Merging past, present and future

THE ARCHITECT: Merging past, present and future

By Mark Berest
B+H Architects

Ceremoniously located along University Avenue, at the intersection of Toronto’s primary cultural, institutional and retail anchors, the United Building connects past, present and future and seeks to accommodate the city’s rich diversity. The building celebrates the grand civic boulevard while establishing an urban landmark public space on Dundas Street in the form of a galleria that enhances the City of Toronto’s vision for one of its most prominent thoroughfares. Vertically connected to the subway within the building, with a future internal link to the PATH system, will complete the project’s bond with the city’s connectors.

The United Building considers a new convergence of live, work, and play, emblematic of Toronto’s cosmopolitan character.

History and legacy

Key to bringing the vision to life, in partnership with ERA Architects, will be to not only maintain but bring prominence to the history and legacy of the original building, a Designated Heritage Property. Built in 1928, the south structure at 481 University Ave. was the location of Maclean Publishing and later Maclean Hunter, and is an excellent example of interwar era architecture. It contributed significantly to the development and evolution of University Avenue in the 20th century, and that spirit will continue to be embodied as The United Building ushers in the next phase of evolution along one the city’s most distinctive avenues.

The design of the new development will maintain the original nine-storey office and retail limestone base and will remediate and restore historically significant facades, stripping away poor additions to restore and enhance the original beauty of the current building. The windows will be recreated in a historically-accurate manner and the delicate tracery of the original lead panel spandrels will be replicated. The bas relief sculpture created by Elizabeth Wynn Wood will be relocated from its current position along the north end of the building to the south to allow for the creation of a new public colonnade, which we hope will inspire future developments to the east of the site to formally extend the colonnade eastward to further enrich Toronto’s public realm.

Contextual unity

The tower’s graceful and dignified form fully encourages and maintains the contextual unity with the neighboring buildings, while breaking from the past to introduce a clear, modern face. The tower massing block has been cleaved into two vertical halves with each section offset such that the south half of the tower sits proud of the north half like a jewel within a setting. This treatment creates two separate and composed slender towers.

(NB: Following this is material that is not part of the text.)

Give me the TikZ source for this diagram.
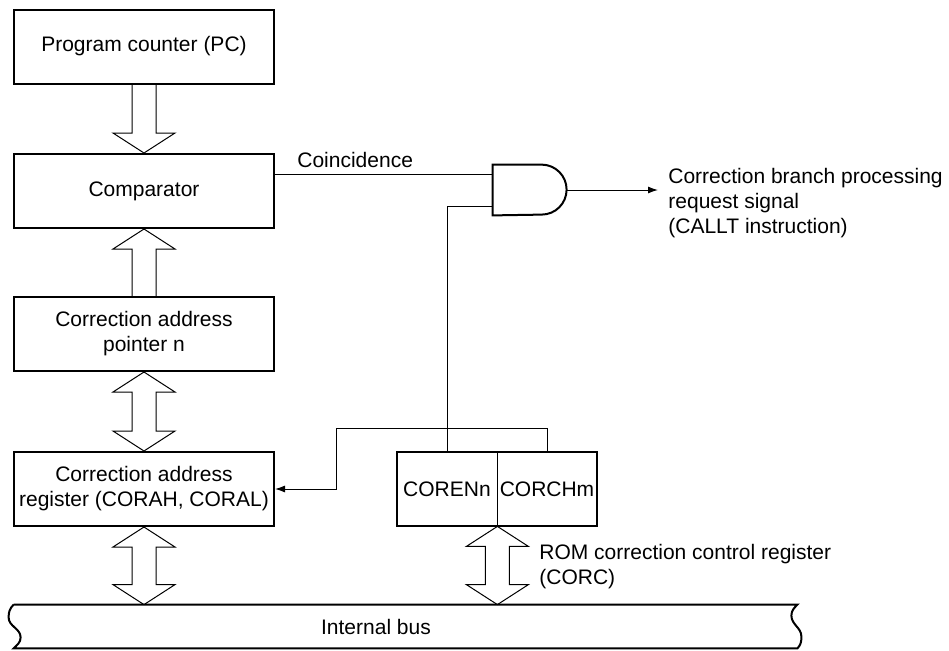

On the North Tower, the limestone of the heritage building will be carried through in a distinct and lighter tone that is harmonious with the existing buff coloured limestone of the base. This serves to lift and elevate the residential podium, while providing a necessary bridge between the heritage building and the new, modern towers above. The south tower will have no balconies on its east and west facades and instead will feature shear faces of capless curtain wall glass to enhance a crisp jewel-like quality.

Distinctly rooted in its heritage, the development defers to the distinguished civic and institutional history of University Avenue while immensely improving the urban realm with a bold civic gesture. The United Building is a new millennium update that claims a vision for the future.

Mark Berest is Principal, B+H Architects, Toronto.